> _EXERCISE DESCRIPTION_
All the records that follow need to be reproduced exactly. Omit the images.

— START INFORMATION SHOWN —

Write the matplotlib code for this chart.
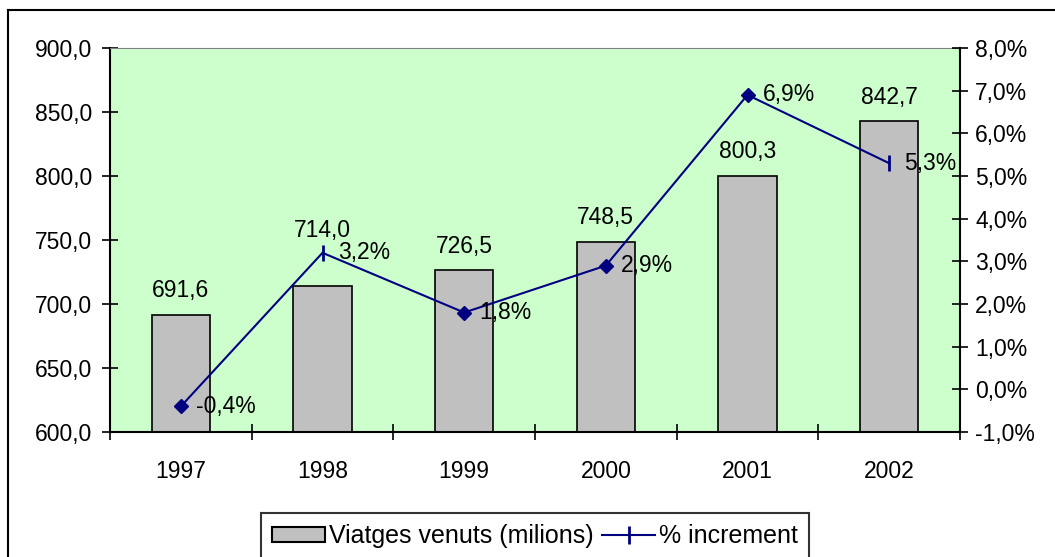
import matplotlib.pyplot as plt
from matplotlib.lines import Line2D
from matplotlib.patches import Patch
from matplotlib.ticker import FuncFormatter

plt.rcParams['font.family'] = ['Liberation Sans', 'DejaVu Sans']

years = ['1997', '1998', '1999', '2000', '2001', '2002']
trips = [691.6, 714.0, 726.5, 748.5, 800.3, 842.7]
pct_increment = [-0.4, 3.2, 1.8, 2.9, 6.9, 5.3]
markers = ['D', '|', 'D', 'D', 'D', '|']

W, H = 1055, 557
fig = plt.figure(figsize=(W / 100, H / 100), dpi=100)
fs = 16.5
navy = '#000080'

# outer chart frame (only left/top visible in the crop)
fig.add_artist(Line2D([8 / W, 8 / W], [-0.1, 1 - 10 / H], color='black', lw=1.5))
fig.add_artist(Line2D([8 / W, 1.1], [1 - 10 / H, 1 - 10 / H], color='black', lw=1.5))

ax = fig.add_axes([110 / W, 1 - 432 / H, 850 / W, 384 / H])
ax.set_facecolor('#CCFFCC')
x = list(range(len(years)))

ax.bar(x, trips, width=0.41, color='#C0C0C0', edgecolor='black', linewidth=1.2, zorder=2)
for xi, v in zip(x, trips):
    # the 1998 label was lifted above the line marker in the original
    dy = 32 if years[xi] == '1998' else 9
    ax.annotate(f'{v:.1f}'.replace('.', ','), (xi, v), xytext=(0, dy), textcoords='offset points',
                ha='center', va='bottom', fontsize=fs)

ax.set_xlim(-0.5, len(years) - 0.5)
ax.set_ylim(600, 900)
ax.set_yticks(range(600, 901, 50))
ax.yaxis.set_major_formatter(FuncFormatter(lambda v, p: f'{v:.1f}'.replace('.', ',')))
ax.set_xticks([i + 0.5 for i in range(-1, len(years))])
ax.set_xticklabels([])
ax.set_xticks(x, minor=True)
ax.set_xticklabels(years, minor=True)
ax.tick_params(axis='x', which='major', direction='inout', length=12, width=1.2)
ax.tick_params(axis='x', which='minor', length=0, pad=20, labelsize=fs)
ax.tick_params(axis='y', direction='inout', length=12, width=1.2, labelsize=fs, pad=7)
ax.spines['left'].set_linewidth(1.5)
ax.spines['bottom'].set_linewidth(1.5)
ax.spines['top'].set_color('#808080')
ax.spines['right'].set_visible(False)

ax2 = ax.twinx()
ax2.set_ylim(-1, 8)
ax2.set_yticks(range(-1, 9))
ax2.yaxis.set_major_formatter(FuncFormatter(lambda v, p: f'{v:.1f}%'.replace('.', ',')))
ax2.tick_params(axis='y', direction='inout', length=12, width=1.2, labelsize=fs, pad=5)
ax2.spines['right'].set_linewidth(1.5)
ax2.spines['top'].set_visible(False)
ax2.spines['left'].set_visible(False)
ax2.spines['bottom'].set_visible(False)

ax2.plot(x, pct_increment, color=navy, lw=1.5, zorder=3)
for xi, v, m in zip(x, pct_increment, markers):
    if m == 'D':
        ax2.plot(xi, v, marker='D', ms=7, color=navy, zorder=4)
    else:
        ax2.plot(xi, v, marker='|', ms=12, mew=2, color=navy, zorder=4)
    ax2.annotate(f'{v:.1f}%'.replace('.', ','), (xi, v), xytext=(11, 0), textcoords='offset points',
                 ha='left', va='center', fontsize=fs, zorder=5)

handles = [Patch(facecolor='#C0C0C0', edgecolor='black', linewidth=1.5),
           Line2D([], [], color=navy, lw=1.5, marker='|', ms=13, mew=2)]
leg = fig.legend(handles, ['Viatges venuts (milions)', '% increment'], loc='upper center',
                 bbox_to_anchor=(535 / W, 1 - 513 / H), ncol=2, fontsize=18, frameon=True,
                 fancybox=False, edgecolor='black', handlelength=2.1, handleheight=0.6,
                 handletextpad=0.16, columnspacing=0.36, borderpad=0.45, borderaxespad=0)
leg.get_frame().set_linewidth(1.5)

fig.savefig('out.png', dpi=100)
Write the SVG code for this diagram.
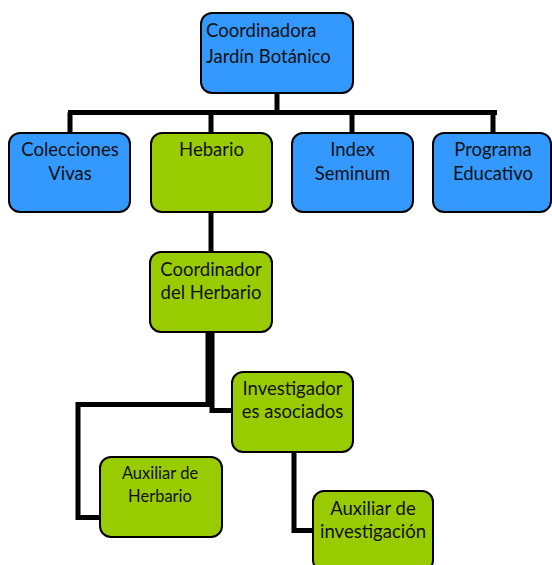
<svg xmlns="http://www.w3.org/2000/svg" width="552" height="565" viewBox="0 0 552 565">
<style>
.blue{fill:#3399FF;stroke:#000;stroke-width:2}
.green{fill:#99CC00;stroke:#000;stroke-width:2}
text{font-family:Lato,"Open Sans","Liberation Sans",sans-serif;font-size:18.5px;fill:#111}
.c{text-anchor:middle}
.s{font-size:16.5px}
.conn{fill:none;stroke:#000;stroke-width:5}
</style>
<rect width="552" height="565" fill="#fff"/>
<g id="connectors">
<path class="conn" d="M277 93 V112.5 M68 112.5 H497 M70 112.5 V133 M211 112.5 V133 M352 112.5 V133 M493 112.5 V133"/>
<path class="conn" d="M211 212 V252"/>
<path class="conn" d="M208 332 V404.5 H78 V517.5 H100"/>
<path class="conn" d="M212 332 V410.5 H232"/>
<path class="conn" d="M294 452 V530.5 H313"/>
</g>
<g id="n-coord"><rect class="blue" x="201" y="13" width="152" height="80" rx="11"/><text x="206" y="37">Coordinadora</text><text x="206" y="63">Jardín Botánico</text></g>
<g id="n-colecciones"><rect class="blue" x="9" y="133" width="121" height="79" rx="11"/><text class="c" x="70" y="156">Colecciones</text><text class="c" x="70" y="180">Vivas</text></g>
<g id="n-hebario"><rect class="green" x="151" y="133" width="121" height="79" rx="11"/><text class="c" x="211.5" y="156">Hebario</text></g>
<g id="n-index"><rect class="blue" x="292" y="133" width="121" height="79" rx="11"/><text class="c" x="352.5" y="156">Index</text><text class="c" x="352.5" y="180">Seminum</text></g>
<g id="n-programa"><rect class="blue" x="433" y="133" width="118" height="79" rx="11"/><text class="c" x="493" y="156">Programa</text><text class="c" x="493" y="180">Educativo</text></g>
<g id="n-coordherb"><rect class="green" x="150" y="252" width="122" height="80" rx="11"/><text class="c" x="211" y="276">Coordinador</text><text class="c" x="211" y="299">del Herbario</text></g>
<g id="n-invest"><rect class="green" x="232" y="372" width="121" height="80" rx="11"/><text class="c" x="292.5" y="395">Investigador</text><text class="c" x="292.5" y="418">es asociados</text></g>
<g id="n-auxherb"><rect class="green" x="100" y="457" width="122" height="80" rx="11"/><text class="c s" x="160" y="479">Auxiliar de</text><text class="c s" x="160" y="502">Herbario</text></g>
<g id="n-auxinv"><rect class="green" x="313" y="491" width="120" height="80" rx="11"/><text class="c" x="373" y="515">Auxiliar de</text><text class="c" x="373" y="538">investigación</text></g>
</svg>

— END INFORMATION SHOWN —

> _FINAL RESULT_
Write the matplotlib code for this chart.
import matplotlib.pyplot as plt
from matplotlib.lines import Line2D
from matplotlib.patches import Patch
from matplotlib.ticker import FuncFormatter

plt.rcParams['font.family'] = ['Liberation Sans', 'DejaVu Sans']

years = ['1997', '1998', '1999', '2000', '2001', '2002']
trips = [691.6, 714.0, 726.5, 748.5, 800.3, 842.7]
pct_increment = [-0.4, 3.2, 1.8, 2.9, 6.9, 5.3]
markers = ['D', '|', 'D', 'D', 'D', '|']

W, H = 1055, 557
fig = plt.figure(figsize=(W / 100, H / 100), dpi=100)
fs = 16.5
navy = '#000080'

# outer chart frame (only left/top visible in the crop)
fig.add_artist(Line2D([8 / W, 8 / W], [-0.1, 1 - 10 / H], color='black', lw=1.5))
fig.add_artist(Line2D([8 / W, 1.1], [1 - 10 / H, 1 - 10 / H], color='black', lw=1.5))

ax = fig.add_axes([110 / W, 1 - 432 / H, 850 / W, 384 / H])
ax.set_facecolor('#CCFFCC')
x = list(range(len(years)))

ax.bar(x, trips, width=0.41, color='#C0C0C0', edgecolor='black', linewidth=1.2, zorder=2)
for xi, v in zip(x, trips):
    # the 1998 label was lifted above the line marker in the original
    dy = 32 if years[xi] == '1998' else 9
    ax.annotate(f'{v:.1f}'.replace('.', ','), (xi, v), xytext=(0, dy), textcoords='offset points',
                ha='center', va='bottom', fontsize=fs)

ax.set_xlim(-0.5, len(years) - 0.5)
ax.set_ylim(600, 900)
ax.set_yticks(range(600, 901, 50))
ax.yaxis.set_major_formatter(FuncFormatter(lambda v, p: f'{v:.1f}'.replace('.', ',')))
ax.set_xticks([i + 0.5 for i in range(-1, len(years))])
ax.set_xticklabels([])
ax.set_xticks(x, minor=True)
ax.set_xticklabels(years, minor=True)
ax.tick_params(axis='x', which='major', direction='inout', length=12, width=1.2)
ax.tick_params(axis='x', which='minor', length=0, pad=20, labelsize=fs)
ax.tick_params(axis='y', direction='inout', length=12, width=1.2, labelsize=fs, pad=7)
ax.spines['left'].set_linewidth(1.5)
ax.spines['bottom'].set_linewidth(1.5)
ax.spines['top'].set_color('#808080')
ax.spines['right'].set_visible(False)

ax2 = ax.twinx()
ax2.set_ylim(-1, 8)
ax2.set_yticks(range(-1, 9))
ax2.yaxis.set_major_formatter(FuncFormatter(lambda v, p: f'{v:.1f}%'.replace('.', ',')))
ax2.tick_params(axis='y', direction='inout', length=12, width=1.2, labelsize=fs, pad=5)
ax2.spines['right'].set_linewidth(1.5)
ax2.spines['top'].set_visible(False)
ax2.spines['left'].set_visible(False)
ax2.spines['bottom'].set_visible(False)

ax2.plot(x, pct_increment, color=navy, lw=1.5, zorder=3)
for xi, v, m in zip(x, pct_increment, markers):
    if m == 'D':
        ax2.plot(xi, v, marker='D', ms=7, color=navy, zorder=4)
    else:
        ax2.plot(xi, v, marker='|', ms=12, mew=2, color=navy, zorder=4)
    ax2.annotate(f'{v:.1f}%'.replace('.', ','), (xi, v), xytext=(11, 0), textcoords='offset points',
                 ha='left', va='center', fontsize=fs, zorder=5)

handles = [Patch(facecolor='#C0C0C0', edgecolor='black', linewidth=1.5),
           Line2D([], [], color=navy, lw=1.5, marker='|', ms=13, mew=2)]
leg = fig.legend(handles, ['Viatges venuts (milions)', '% increment'], loc='upper center',
                 bbox_to_anchor=(535 / W, 1 - 513 / H), ncol=2, fontsize=18, frameon=True,
                 fancybox=False, edgecolor='black', handlelength=2.1, handleheight=0.6,
                 handletextpad=0.16, columnspacing=0.36, borderpad=0.45, borderaxespad=0)
leg.get_frame().set_linewidth(1.5)

fig.savefig('out.png', dpi=100)
Write the SVG code for this diagram.
<svg xmlns="http://www.w3.org/2000/svg" width="552" height="565" viewBox="0 0 552 565">
<style>
.blue{fill:#3399FF;stroke:#000;stroke-width:2}
.green{fill:#99CC00;stroke:#000;stroke-width:2}
text{font-family:Lato,"Open Sans","Liberation Sans",sans-serif;font-size:18.5px;fill:#111}
.c{text-anchor:middle}
.s{font-size:16.5px}
.conn{fill:none;stroke:#000;stroke-width:5}
</style>
<rect width="552" height="565" fill="#fff"/>
<g id="connectors">
<path class="conn" d="M277 93 V112.5 M68 112.5 H497 M70 112.5 V133 M211 112.5 V133 M352 112.5 V133 M493 112.5 V133"/>
<path class="conn" d="M211 212 V252"/>
<path class="conn" d="M208 332 V404.5 H78 V517.5 H100"/>
<path class="conn" d="M212 332 V410.5 H232"/>
<path class="conn" d="M294 452 V530.5 H313"/>
</g>
<g id="n-coord"><rect class="blue" x="201" y="13" width="152" height="80" rx="11"/><text x="206" y="37">Coordinadora</text><text x="206" y="63">Jardín Botánico</text></g>
<g id="n-colecciones"><rect class="blue" x="9" y="133" width="121" height="79" rx="11"/><text class="c" x="70" y="156">Colecciones</text><text class="c" x="70" y="180">Vivas</text></g>
<g id="n-hebario"><rect class="green" x="151" y="133" width="121" height="79" rx="11"/><text class="c" x="211.5" y="156">Hebario</text></g>
<g id="n-index"><rect class="blue" x="292" y="133" width="121" height="79" rx="11"/><text class="c" x="352.5" y="156">Index</text><text class="c" x="352.5" y="180">Seminum</text></g>
<g id="n-programa"><rect class="blue" x="433" y="133" width="118" height="79" rx="11"/><text class="c" x="493" y="156">Programa</text><text class="c" x="493" y="180">Educativo</text></g>
<g id="n-coordherb"><rect class="green" x="150" y="252" width="122" height="80" rx="11"/><text class="c" x="211" y="276">Coordinador</text><text class="c" x="211" y="299">del Herbario</text></g>
<g id="n-invest"><rect class="green" x="232" y="372" width="121" height="80" rx="11"/><text class="c" x="292.5" y="395">Investigador</text><text class="c" x="292.5" y="418">es asociados</text></g>
<g id="n-auxherb"><rect class="green" x="100" y="457" width="122" height="80" rx="11"/><text class="c s" x="160" y="479">Auxiliar de</text><text class="c s" x="160" y="502">Herbario</text></g>
<g id="n-auxinv"><rect class="green" x="313" y="491" width="120" height="80" rx="11"/><text class="c" x="373" y="515">Auxiliar de</text><text class="c" x="373" y="538">investigación</text></g>
</svg>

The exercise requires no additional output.